Making the Moon and cislunar space our next strategic goal in space solves many problems. It creates a near-term (decadal, not multidecadal) objective against which progress can be demonstrated and measured, inviting myriad ideas and participation. It can be built in incremental steps, tailored to be affordable under a wide variety of restrictive budget regimes. It creates a lasting infrastructure that allows people and machines access to all of the locations in cislunar space—the location of scientific, economic, and strategic assets. We will finally have laid the groundwork necessary to navigate past self-imposed roadblocks, thereby opening the solar system to exploration through the creation of a space transportation network that allows routine departure from, and return to, low Earth orbit.

Because we are dependent on space assets—the technology that controls, assists, and enhances so much of our daily lives—the current aimless direction of our civil space program not only endangers the agency’s future but also jeopardizes critical national interests. Creating routine access to cislunar space will allow us to graduate from the “flags and footprints” model of human space travel to the creation, use, and control of a true, long-term spacefaring capability. We can do this in a manner that is scalable and thus affordable. It is the right direction for our civil space program in the new millennium.

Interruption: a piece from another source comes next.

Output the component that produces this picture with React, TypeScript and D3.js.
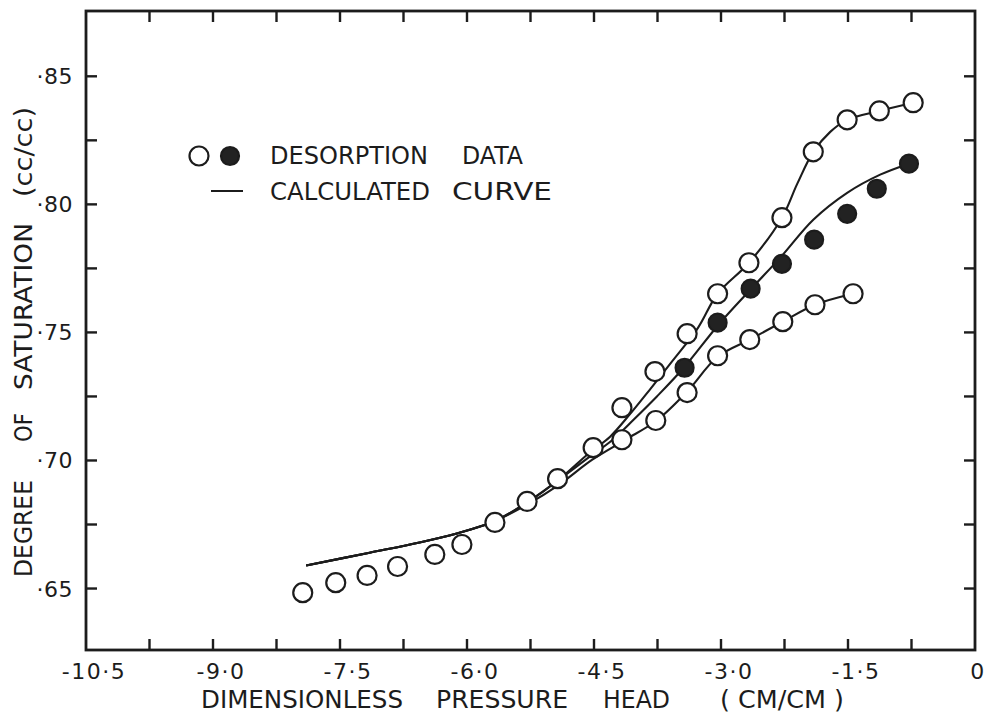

Developing cislunar space and the Moon is a challenging but achievable goal. Although we are uncertain where this journey ultimately will take us, history records that humanity always gains knowledge and prospers when we expand our horizons. Using the Moon’s resources to explore space and to live and prosper there will increase our chances for long-term survival and improve our quality of life. This great challenge holds the promise of breakthrough technologies and new discoveries that will ensure better futures for us all.